ONANCOCK, VA., via TASLEY, VA., February 28 -- Intelligence has reached here of a shooting tragedy that occurred last night in the Back Neck neighborhood, about twelves miles north of this place, where Cornelius Annis, a well-known young man, was shot and seriously wounded by some unknown person. Annis was at the home of Mrs. Elizabeth Taylor, who has recently separated from her husband, and was in the act of leaving the house when he was shot. It was about 9 o'clock, and Annis and Mrs. Taylor were the only persons in the house at the time. They had been sitting before the fire talking, and when Annis rose to leave some one on the outside shot him through the window, striking him in the left arm and side, inflicting frightful wounds, from which the doctors say he cannot recover. Twenty-three large buckshot struck him, tearing his arm to pieces and lacerating his side fearfully. Two of the shot penetrated the inner lining of his stomach. His watch was shattered to pieces. Annis was standing between two windows when he was shot and the glass of both windows was broken. Mrs. Taylor gave the alarm to her neighbors. Dr. Fletcher Drummond, of the neighboring village of Leemont, being summoned, amputated Annis's arm and dressed his wounds. No one has yet been arrested, but suspicion points to Mrs. Taylor's husband, John William Taylor, as the perpetrator of the deed. It is known that Taylor and his wife had lived disagreeably for some time past, and it is alleged that the trouble between them was due to the fact that Cornelius Annis was unduly intimate with Mrs. Taylor. Last December Taylor and his wife signed a deed of separation, by which they agreed to live apart from each other. Taylor gave his wife $200 in money and some personal property, in consideration of which she agreed to relinquish all claims on his estate. Taylor consented in this deed to allow his wife to live where she pleased and to conduct any business she might like.
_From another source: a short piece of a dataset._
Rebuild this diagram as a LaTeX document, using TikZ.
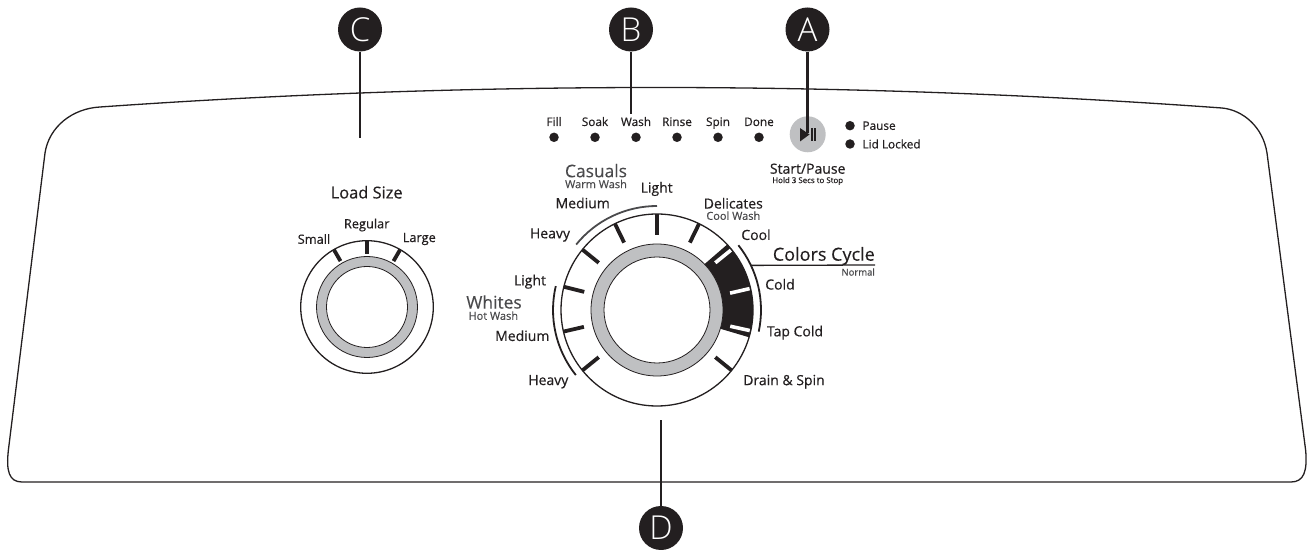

He also agreed never to molest, visit, or speak to her, or enter any house where she might be. Taylor subsequently consulted a lawyer at Accomack Courthouse in regard to getting a divorce from his wife on the ground of her criminal intimacy with Annis.

No noise was heard around the house at the time of the shooting and no footprints were found to give a clue to the perpetrator of the deed.

Mrs. Taylor is more than forty years old, while Annis is about twenty-five, and unmarried. Mrs. Taylor says that her husband has been recently making overtures to her with a view to a reconciliation, but that she has always repulsed him.

The affair has created much excitement and comment in the neighborhood, and steps will doubtless be taken to discover the man who did the shooting.